Kapolres Sijunjung Ajun Komisaris Besar Driharto tidak merespons permintaan konfirmasi melalui pesan tertulis ataupun sambungan telepon.
Kepala Bidang Humas Polda Sumbar Komisaris Besar Satake Bayu Setianto menyatakan, para kapolres dan jajarannya sudah berkoordinasi untuk melakukan penertiban. Terkait tudingan keterlibatan oknum polisi, jika terbukti pihaknya akan bertindak tegas.
Tak berdaya
Para kepala daerah menyatakan tahu ada aktivitas tambang emas ilegal, tetapi tidak bisa menindak. Beberapa tahun terakhir, urusan perizinan tambang diambil alih oleh Pemerintah Provinsi Sumbar.
Bupati Dharmasraya Sutan Riska Tuanku Kerajaan mengatakan, aktivitas tambang emas di wilayahnya jauh berkurang. Namun, di hulu Sungai Batanghari, Solok Selatan, aktivitas tambang emas ilegal masih marak. Hal itu mencemari sungai di Dharmasraya.

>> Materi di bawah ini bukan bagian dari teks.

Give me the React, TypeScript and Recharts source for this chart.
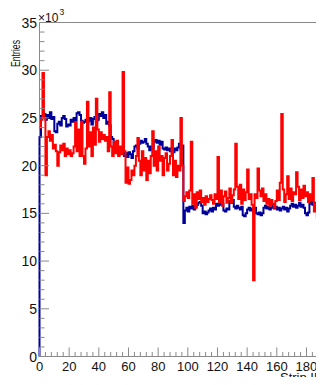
import React from 'react';
import { LineChart, Line, XAxis, YAxis, ReferenceLine } from 'recharts';

// Entries per strip, in units of 10^3
const blueEntries = [
  23.0, 25.2, 25.0, 25.4, 24.8, 25.3, 25.0, 25.6, 24.9, 25.1,
  23.6, 23.5, 24.4, 24.6, 24.2, 25.0, 25.2, 24.9, 24.1, 24.3,
  24.2, 24.8, 24.6, 25.0, 24.7, 25.5, 25.6, 25.3, 24.7, 24.5,
  24.6, 24.8, 24.5, 24.7, 25.0, 24.3, 24.9, 25.1, 24.6, 24.8,
  25.4, 25.2, 25.6, 25.0, 25.3, 24.4, 24.6, 24.2, 23.0, 22.8,
  22.0, 22.4, 21.6, 21.2, 21.8, 21.9, 21.6, 21.0, 21.3, 20.9,
  21.4, 21.2, 20.8, 21.5, 22.0, 22.1, 21.8, 22.3, 22.6, 22.4,
  22.5, 22.8, 22.3, 22.0, 21.6, 22.0, 21.8, 22.5, 22.7, 22.4,
  22.6, 22.2, 22.5, 21.8, 21.7, 21.9, 21.6, 21.8, 21.5, 21.7,
  21.4, 21.8, 21.6, 21.9, 22.3, 21.8, 22.1, 14.0, 15.3, 15.6,
  15.2, 15.7, 15.5, 15.8, 15.4, 15.7, 15.9, 16.1, 16.2, 15.8,
  15.0, 15.2, 14.9, 15.1, 15.3, 15.5, 15.2, 15.6, 15.4, 16.0,
  15.8, 16.2, 15.9, 16.0, 15.3, 15.2, 15.5, 15.4, 16.3, 16.1,
  16.4, 15.7, 15.5, 15.8, 15.6, 15.4, 15.7, 14.8, 14.7, 15.0,
  15.4, 15.6, 15.3, 15.5, 15.2, 15.6, 15.0, 14.9, 15.1, 14.8,
  15.0, 15.6, 15.8, 15.5, 15.7, 15.4, 15.6, 15.9, 15.5, 15.7,
  15.4, 15.6, 15.3, 15.5, 15.7, 15.4, 15.6, 15.2, 15.5, 15.8,
  16.0, 15.7, 15.9, 15.6, 15.8, 16.1, 15.7, 15.9, 15.6, 15.0,
  14.8, 15.1, 16.0, 16.2, 15.9, 16.1, 15.8, 16.0, 15.5, 15.7,
  15.4, 15.6,
];

const redEntries = [
  24.0, 24.8, 29.7, 25.0, 19.0, 23.0, 23.6, 22.6, 23.2, 21.8,
  22.2, 21.5, 20.0, 21.4, 22.1, 21.6, 22.3, 21.0, 21.8, 21.2,
  21.6, 21.0, 21.3, 22.0, 24.5, 21.5, 23.8, 21.0, 24.6, 21.0,
  20.2, 21.8, 26.7, 22.0, 23.5, 21.0, 24.0, 22.2, 27.0, 23.8,
  22.5, 23.5, 22.8, 23.2, 22.6, 23.0, 21.5, 27.7, 22.0, 21.0,
  22.5, 21.3, 22.6, 21.0, 22.0, 21.2, 29.8, 21.5, 18.2, 19.8,
  18.1, 18.5, 19.5, 19.0, 20.0, 21.0, 22.9, 20.5, 19.0, 21.5,
  19.5, 20.8, 18.5, 20.5, 19.2, 21.0, 23.6, 20.0, 21.5, 19.5,
  22.0, 20.5, 21.0, 19.0, 20.8, 21.3, 19.5, 20.2, 21.0, 22.7,
  19.0, 20.5, 18.8, 20.0, 19.5, 25.0, 20.0, 16.3, 16.8, 17.2,
  16.6, 17.4, 22.5, 16.0, 17.0, 15.6, 17.2, 16.5, 17.4, 16.2,
  16.6, 15.9, 16.8, 16.2, 16.5, 16.9, 16.4, 16.0, 17.0, 16.5,
  20.9, 16.2, 17.4, 15.8, 16.8, 17.3, 16.1, 16.6, 17.6, 16.2,
  16.9, 17.5, 22.3, 17.8, 16.5, 18.0, 16.0, 17.5, 16.4, 17.2,
  19.6, 16.5, 17.0, 15.9, 8.0, 17.0, 16.6, 19.7, 17.4, 16.8,
  17.6, 16.3, 17.0, 16.0, 16.5, 15.8, 16.4, 16.0, 15.6, 16.3,
  17.4, 16.4, 18.2, 25.4, 17.5, 16.2, 17.0, 18.9, 16.5, 17.6,
  16.3, 17.2, 17.0, 19.3, 17.8, 16.4, 17.5, 16.6, 17.9, 16.8,
  17.2, 16.2, 17.0, 16.4, 18.7, 15.2, 16.0, 14.6, 21.2, 14.4,
  14.3, 13.9,
];

const xTickLabels = [0, 20, 40, 60, 80, 100, 120, 140, 160, 180];
const yTickLabels = [0, 5, 10, 15, 20, 25, 30, 35];

const X_MAX = 196;
const Y_MAX = 35;
const xTicks: number[] = [];
for (let t = 0; t <= X_MAX; t += 4) xTicks.push(t);
const yTicks: number[] = [];
for (let t = 0; t <= Y_MAX; t += 1) yTicks.push(t);

const nBins = blueEntries.length;
const data: any[] = [{ x: 0, blue: 0 }];
for (let i = 0; i < nBins; i++) {
  data.push({ x: i, blue: blueEntries[i], red: redEntries[i] });
}
data.push({ x: nBins, blue: blueEntries[nBins - 1], red: redEntries[nBins - 1] });
data.push({ x: nBins, blue: 0, red: 0 });

const FONT = '"Liberation Sans", Arial, Helvetica, sans-serif';
const AXIS = '#8a8a8a';

const XTick = (props: any) => {
  const { x, y, payload } = props;
  const v = payload.value;
  const major = xTickLabels.includes(v);
  return (
    <g>
      <line x1={x} x2={x} y1={y} y2={y - (major ? 9 : 4.5)} stroke={AXIS} strokeWidth={1} />
      {major && (
        <text x={x} y={y + 14} textAnchor="middle" fontSize={13} fontFamily={FONT} fill="#111">
          {v}
        </text>
      )}
    </g>
  );
};

const YTick = (props: any) => {
  const { x, y, payload } = props;
  const v = payload.value;
  const major = yTickLabels.includes(v);
  return (
    <g>
      <line x1={x} x2={x + (major ? 9.5 : 5)} y1={y} y2={y} stroke={AXIS} strokeWidth={1} />
      {major && (
        <text x={x - 2.5} y={y + 5} textAnchor="end" fontSize={14} fontFamily={FONT} fill="#111">
          {v}
        </text>
      )}
    </g>
  );
};

export default function App() {
  return (
    <div style={{ margin: -8, width: 324, height: 385, overflow: 'hidden', position: 'relative', background: '#fff' }}>
      <LineChart
        width={345}
        height={385}
        data={data}
        margin={{ top: 22.5, right: 14.8, bottom: 0, left: 0.5 }}
      >
        <XAxis
          dataKey="x"
          type="number"
          domain={[0, X_MAX]}
          ticks={xTicks}
          interval={0}
          tickSize={0}
          tickMargin={0}
          tickLine={false}
          height={28.5}
          axisLine={{ stroke: AXIS }}
          tick={(p: any) => <XTick {...p} />}
        />
        <YAxis
          type="number"
          domain={[0, Y_MAX]}
          ticks={yTicks}
          interval={0}
          tickSize={0}
          tickMargin={0}
          tickLine={false}
          width={39}
          axisLine={false}
          tick={(p: any) => <YTick {...p} />}
        />
        <ReferenceLine x={0} stroke={AXIS} strokeWidth={1} />
        <ReferenceLine y={Y_MAX} stroke={AXIS} strokeWidth={1} />
        <ReferenceLine x={X_MAX} stroke={AXIS} strokeWidth={1} />
        <Line
          type="stepAfter"
          dataKey="blue"
          stroke="#000099"
          strokeWidth={2}
          dot={false}
          activeDot={false}
          isAnimationActive={false}
        />
        <Line
          type="stepAfter"
          dataKey="red"
          stroke="#ff0000"
          strokeWidth={2}
          dot={false}
          activeDot={false}
          isAnimationActive={false}
        />
      </LineChart>
      <svg width={324} height={385} style={{ position: 'absolute', left: 0, top: 0, pointerEvents: 'none' }}>
        <text
          transform="translate(20,40) rotate(-90)"
          textAnchor="end"
          fontSize={12.5}
          fontFamily={FONT}
          fill="#111"
          textLength={27}
          lengthAdjust="spacingAndGlyphs"
        >
          Entries
        </text>
        <text x={38} y={21.5} fontSize={12} fontFamily={FONT} fill="#111">
          ×10
        </text>
        <text x={59.5} y={14.5} fontSize={8.5} fontFamily={FONT} fill="#111">
          3
        </text>
        <text x={280} y={382} fontSize={13} fontFamily={FONT} fill="#111">
          Strip ID
        </text>
      </svg>
    </div>
  );
}
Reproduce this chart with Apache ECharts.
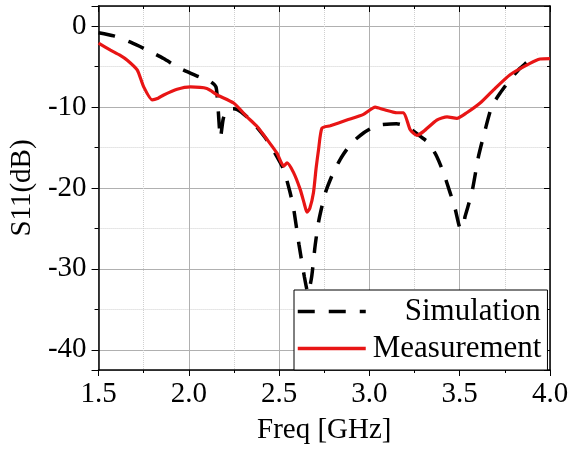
<!DOCTYPE html>
<html>
<head>
<meta charset="utf-8">
<script src="https://cdn.jsdelivr.net/npm/echarts@6/dist/echarts.min.js"></script>
<style>
  html, body { margin: 0; padding: 0; background: #fff; }
  #chart { width: 574px; height: 450px; }
</style>
</head>
<body>
<div id="chart"></div>
<script>
// simulation (dashed black)
const simFreq = [1.5, 1.585, 1.68, 1.77, 1.86, 1.95, 2.04, 2.12, 2.15, 2.16, 2.175, 2.19, 2.21, 2.25, 2.29, 2.35, 2.43, 2.49, 2.525, 2.56, 2.58, 2.61, 2.64, 2.66, 2.68, 2.70, 2.72, 2.756, 2.80, 2.848, 2.903, 2.967, 3.02, 3.06, 3.15, 3.21, 3.28, 3.327, 3.373, 3.41, 3.447, 3.475, 3.50, 3.515, 3.53, 3.567, 3.604, 3.641, 3.678, 3.723, 3.779, 3.834, 3.87, 3.91, 3.93];
const simS11 = [-0.8, -1.2, -2.0, -2.95, -4.0, -5.2, -6.1, -6.85, -7.5, -9.5, -13.8, -11.5, -10.3, -10.2, -10.6, -11.8, -14.0, -16.2, -17.7, -20.5, -22.5, -27, -31, -33, -31, -27, -24, -20.6, -18.1, -16.1, -14.4, -13.2, -12.5, -12.2, -12.05, -12.4, -13.6, -14.4, -16.1, -18.1, -20.6, -22.6, -24.9, -25, -23.5, -20.6, -16.1, -12.8, -9.9, -8.3, -6.6, -5.2, -4.5, -3.7, -3.4];

// measurement (solid red)
const measFreq = [1.5, 1.566, 1.62, 1.659, 1.714, 1.75, 1.797, 1.83, 1.861, 1.935, 2.009, 2.10, 2.157, 2.248, 2.322, 2.378, 2.433, 2.488, 2.525, 2.544, 2.58, 2.617, 2.64, 2.654, 2.67, 2.69, 2.705, 2.718, 2.737, 2.783, 2.875, 2.967, 3.032, 3.078, 3.152, 3.189, 3.226, 3.263, 3.30, 3.373, 3.43, 3.484, 3.539, 3.613, 3.686, 3.779, 3.889, 3.945, 4.0];
const measS11 = [-2.1, -2.95, -3.6, -4.2, -5.4, -7.5, -9.1, -8.9, -8.5, -7.8, -7.5, -7.7, -8.5, -9.5, -11.2, -12.4, -14.0, -15.7, -17.3, -16.9, -18.1, -20.2, -22.0, -23.0, -22.5, -20.6, -17.5, -15.3, -12.6, -12.3, -11.6, -10.9, -10.0, -10.3, -10.7, -10.7, -12.8, -13.5, -13.0, -11.6, -11.2, -11.4, -10.7, -9.5, -7.9, -6.0, -4.6, -4.06, -4.0];

const xTicks = { min: 1.5, max: 4.0, step: 0.5 };
const yRange = { min: -42.5, max: 2.5 };

const serif = 'Liberation Serif';
const chart = echarts.init(document.getElementById('chart'));

const pairs = (xs, ys) => xs.map((x, i) => [x, ys[i]]);

const frameAxis = {
  axisLine: { show: true, onZero: false, lineStyle: { color: '#000', width: 1.5 } },
  axisLabel: { show: false },
  splitLine: { show: false },
  axisTick: { show: true, inside: true, length: 6, lineStyle: { color: '#000' } },
  minorTick: { show: true, splitNumber: 2, length: 3, lineStyle: { color: '#000' } }
};

const option = {
  animation: false,
  backgroundColor: '#fff',
  grid: { left: 98, right: 24, top: 6, bottom: 79 },
  legend: {
    orient: 'vertical',
    left: 294,
    top: 290,
    padding: [6, 6, 6, 2],
    itemGap: 6,
    itemWidth: 68,
    itemHeight: 14,
    backgroundColor: '#fff',
    borderColor: '#000',
    borderWidth: 1,
    borderRadius: 0,
    itemStyle: { opacity: 0 },
    lineStyle: { width: 3.5 },
    data: [
      { name: 'Simulation', textStyle: { padding: [0, 0, 0, 34] } },
      { name: 'Measurement', textStyle: { padding: [0, 0, 0, 2] } }
    ],
    textStyle: { fontFamily: serif, fontSize: 31, color: '#000' }
  },
  xAxis: [
    {
      type: 'value',
      min: xTicks.min,
      max: xTicks.max,
      interval: xTicks.step,
      name: 'Freq [GHz]',
      nameLocation: 'middle',
      nameGap: 46,
      nameTextStyle: { fontFamily: serif, fontSize: 29, color: '#000' },
      axisLine: { show: true, onZero: false, lineStyle: { color: '#000', width: 1.5 } },
      axisTick: { show: true, inside: false, length: 6, lineStyle: { color: '#000' } },
      minorTick: { show: true, splitNumber: 2, length: 3, lineStyle: { color: '#000' } },
      axisLabel: {
        fontFamily: serif, fontSize: 29, color: '#000', margin: 10,
        formatter: v => v.toFixed(1)
      },
      splitLine: { show: true, lineStyle: { color: '#b0b0b0', width: 1 } },
      minorSplitLine: { show: true, lineStyle: { color: '#d0d0d0', width: 1, type: 'dotted' } }
    },
    Object.assign({
      type: 'value',
      position: 'top',
      min: xTicks.min,
      max: xTicks.max,
      interval: xTicks.step
    }, frameAxis)
  ],
  yAxis: [
    {
      type: 'value',
      min: yRange.min,
      max: yRange.max,
      splitNumber: 5,
      name: 'S11(dB)',
      nameLocation: 'middle',
      nameGap: 60,
      nameTextStyle: { fontFamily: serif, fontSize: 29, color: '#000' },
      axisLine: { show: true, onZero: false, lineStyle: { color: '#000', width: 1.5 } },
      axisTick: { show: true, inside: false, length: 7, lineStyle: { color: '#000' } },
      minorTick: { show: true, splitNumber: 2, length: 4, lineStyle: { color: '#000' } },
      axisLabel: {
        fontFamily: serif, fontSize: 29, color: '#000', margin: 12,
        formatter: v => (v % 10 === 0 ? String(v) : '')
      },
      splitLine: { show: true, lineStyle: { color: '#b0b0b0', width: 1 } },
      minorSplitLine: { show: true, lineStyle: { color: '#d0d0d0', width: 1, type: 'dotted' } }
    },
    Object.assign({
      type: 'value',
      position: 'right',
      min: yRange.min,
      max: yRange.max,
      splitNumber: 5
    }, frameAxis)
  ],
  series: [
    {
      name: 'Simulation',
      type: 'line',
      symbol: 'none',
      smooth: 0.2,
      data: pairs(simFreq, simS11),
      lineStyle: { color: '#000', width: 3.5, type: [17, 14] },
      itemStyle: { color: '#000' },
      z: 2
    },
    {
      name: 'Measurement',
      type: 'line',
      symbol: 'none',
      smooth: 0.2,
      data: pairs(measFreq, measS11),
      lineStyle: { color: '#e81515', width: 3.2 },
      itemStyle: { color: '#e81515' },
      z: 3
    }
  ]
};

chart.setOption(option);
</script>
</body>
</html>
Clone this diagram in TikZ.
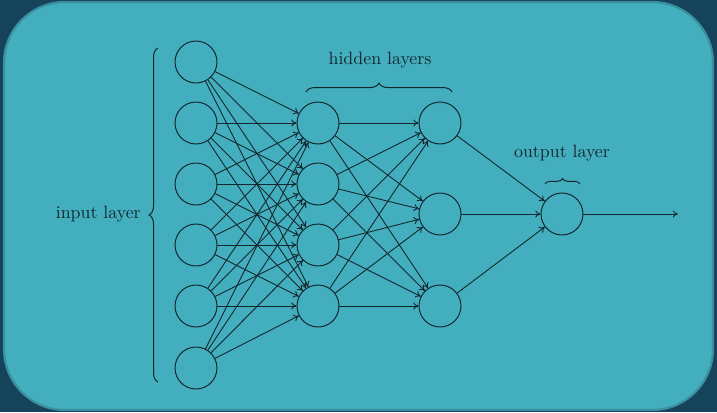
\documentclass[tikz,border=0pt]{standalone}
\usetikzlibrary{decorations.pathreplacing,arrows.meta}
\definecolor{bgdark}{HTML}{15435A}
\definecolor{panel}{HTML}{42AEBE}
\definecolor{panelborder}{HTML}{3A8E9E}
\definecolor{ink}{HTML}{14272E}
\begin{document}
\begin{tikzpicture}[x=0.56pt,y=-0.56pt,
  neuron/.style={circle,draw=ink,line width=0.55pt,minimum size=23.5pt,inner sep=0pt},
  link/.style={draw=ink,line width=0.5pt,-{To[length=3pt,width=4pt]}},
  bracestyle/.style={draw=ink,line width=0.55pt,decorate,decoration={brace,amplitude=#1}},
  lbl/.style={text=ink,font=\normalsize}]
\fill[bgdark] (0,0) rectangle (717,412);
\useasboundingbox (0,0) rectangle (717,412);
\draw[fill=panel,draw=panelborder,line width=1.2pt,rounded corners=34pt] (4,2) rectangle (713,410);
% input layer
\foreach \i/\y in {1/62,2/123,3/184,4/245,5/306,6/368}
  \node[neuron] (I\i) at (196,\y) {};
\foreach \i/\y in {1/123,2/184,3/245,4/306}
  \node[neuron] (A\i) at (318,\y) {};
\foreach \i/\y in {1/123,2/214,3/306}
  \node[neuron] (B\i) at (440,\y) {};
\node[neuron] (O) at (562,214) {};
\coordinate (out) at (678,214);
\foreach \i in {1,...,6}
  \foreach \j in {1,...,4}
    \draw[link] (I\i) -- (A\j);
\foreach \i in {1,...,4}
  \foreach \j in {1,...,3}
    \draw[link] (A\i) -- (B\j);
\foreach \i in {1,...,3}
  \draw[link] (B\i) -- (O);
\draw[link] (O) -- (out);
% braces
\coordinate (ib1) at (158,382);
\coordinate (ib2) at (158,48);
\draw[bracestyle=5pt] (ib1) -- (ib2);
\node[lbl,anchor=east] (il) at (147,214) {input layer};
\coordinate (hb1) at (306,92);
\coordinate (hb2) at (452,92);
\draw[bracestyle=5pt] (hb1) -- (hb2);
\node[lbl] (hl) at (380,60) {hidden layers};
\coordinate (ob1) at (545,184);
\coordinate (ob2) at (580,184);
\draw[bracestyle=3pt] (ob1) -- (ob2);
\node[lbl] (ol) at (562,153) {output layer};
\end{tikzpicture}
\end{document}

Petani terpaksa mencari penghasilan dari tambang.
Menurut Sutan Riska, pemda tidak bisa bergerak sendiri menertibkan tambang emas ilegal yang merusak lingkungan dan menggunakan merkuri. Komitmen dari penegak hukum, tokoh adat, tokoh masyarakat, tokoh agama, dan petinggi negara diperlukan. Hal lain, pertambangan marak tak lepas dari anjloknya harga komoditas pertanian dan perkebunan. Petani terpaksa mencari penghasilan dari tambang.
Bupati Solok Selatan Muzni Zakaria, Jumat (22/11), mengatakan, tambang emas ilegal kembali marak karena sulitnya proses perizinan. Ia mendorong pemerintah pusat mempermudah perizinan agar tambang rakyat terkontrol. Wakil Gubernur Sumbar Nasrul Abit, Rabu (4/12), berharap pemerintah pusat turun tangan. Persoalan tambang emas ilegal ini lintas kabupaten dan lintas provinsi sehingga tidak bisa diselesaikan sendiri oleh Pemprov Sumbar.
Aktivitas tambang emas ilegal di Batang Kuantan, Kabupaten Sijunjung, Provinsi Sumbar, melibatkan para kepala daerah di Provinsi Riau.
Aktivitas tambang emas ilegal di Sungai Batanghari serta anak sungainya tidak hanya melibatkan kepala daerah di Solok Selatan dan Dharmasraya, tetapi juga melibatkan para kepala daerah di Provinsi Jambi. Aktivitas tambang emas ilegal di Batang Kuantan, Kabupaten Sijunjung, Provinsi Sumbar, melibatkan para kepala daerah di Provinsi Riau.